Ausnahmeregelungen sollen zum Beispiel vorsehen, dass Länder wie Zypern, Malta und Irland nicht zum Gassparen verpflichtet werden sollten, solange sie nicht direkt mit dem Gasverbundnetz eines anderen Mitgliedsstaats verbunden sind. Bei anderen Staaten sollen zum Beispiel Anstrengungen zur Einspeicherung von Gas, eine drohende Stromkrise und der Verbrauch von Gas als Rohstoff etwa zur Erzeugung von Düngemitteln die verpflichtende Einsparmenge reduzieren können.

Ursprünglicher Plan deutlich strenger

Der ursprüngliche Plan hatte vor allem in Südeuropa für Aufregung gesorgt. Nach dem Wunsch der EU-Kommission hätte jedes Land seinen Gasverbrauch bis März um 15 Prozent senken sollen, gemessen am Durchschnitt der vergangenen fünf Jahre. Für den Fall, dass der Konsum nicht schnell genug zurückgehe, wollte Brüssel verpflichtende Sparziele vorgeben.

Einige Länder sahen die EU-Pläne vor allem als Absicherung für Deutschland, das besonders von russischem Gas abhängig ist. Nicht alle Länder wollten bei der Verpflichtung zur Solidarität mitspielen und teilten vergangene Woche ihren Unmut über den Vorschlag mit. Diplomaten sprachen schon von einer „Mission Impossible“.

Vier Staaten mit größeren Vorbehalten

Das Beschlussverfahren für den überarbeiteten Plan soll am Dienstag bei einem Sondertreffen der für Energiefragen zuständigen Ministerinnen und Minister eingeleitet werden. Dafür ist ebenfalls eine qualifizierte Mehrheit notwendig.

Europaratgebäude in Brüssel
ORF.at/Florian Bock
In Brüssel werden die Energieministerinnen und -minister über die Vorschläge der Kommission beraten

Bei den Beratungen der ständigen Vertretungen der Mitgliedsstaaten habe sich gezeigt, dass ein Großteil der Länder Solidarität für äußerst wichtig halte und Gas einsparen wolle, hieß es aus diplomatischen Kreisen zur dpa. Neben Ungarn hätten nur noch drei andere Mitgliedsstaaten größere Vorbehalte geäußert.
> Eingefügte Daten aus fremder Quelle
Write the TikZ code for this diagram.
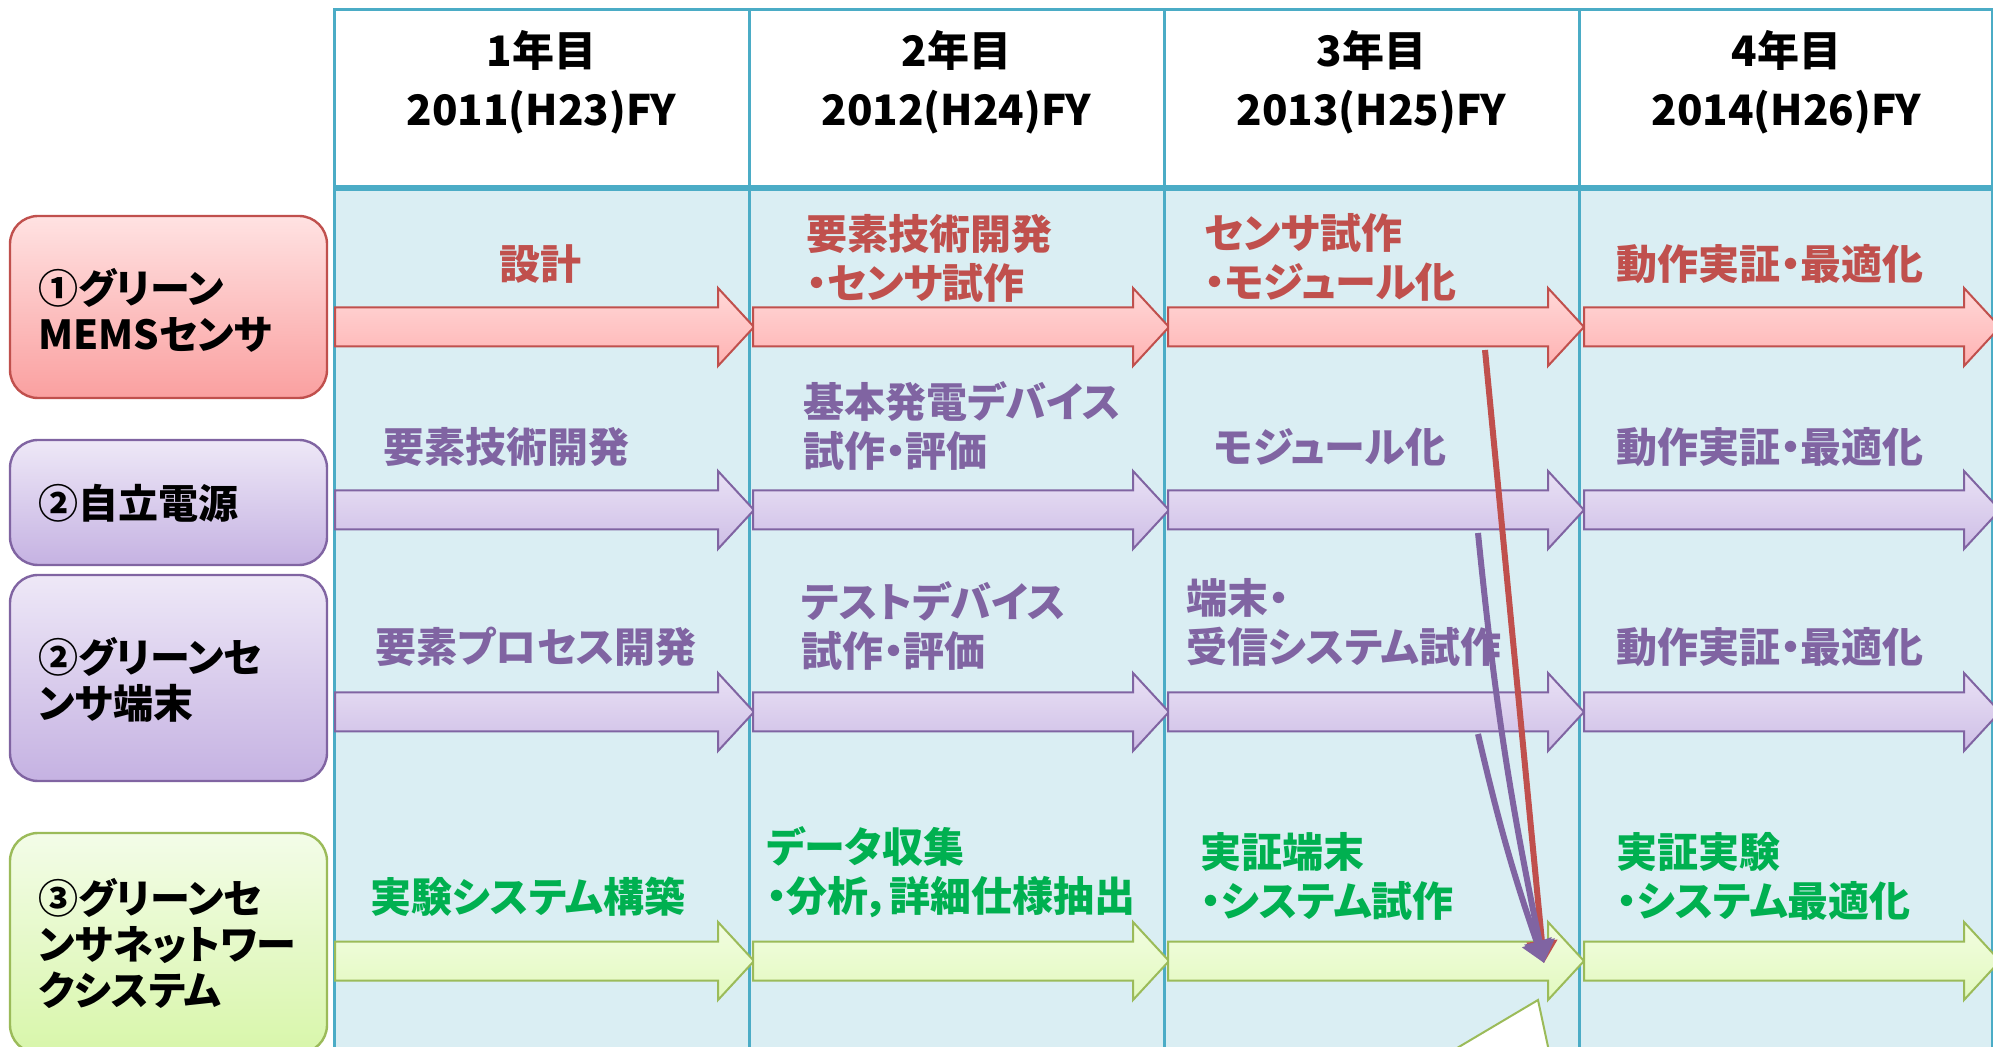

Gasprom reduziert Liefermenge

Der russische Gaskonzern Gasprom kündigte am Montag an, die Lieferungen durch die Ostseepipeline „Nord Stream 1“ weiter zu senken. Ab Mittwoch 6.00 Uhr werden laut Gasprom noch 20 Prozent oder 33 Millionen Kubikmeter Gas täglich durch die wichtigste Versorgungsleitung nach Deutschland fließen. Grund sei die Reparatur einer weiteren Turbine, hieß es vom Unternehmen. Ministerin Gewessler sagte dagegen in der ZIB2 unter Verweis auf die Regulierungsbehörde E-Control, es gebe „keinen technisch nachvollziehbaren Grund für diese Ankündigung“. Man müsse von einer „politischen Ankündigung“ ausgehen, so die Ministerin.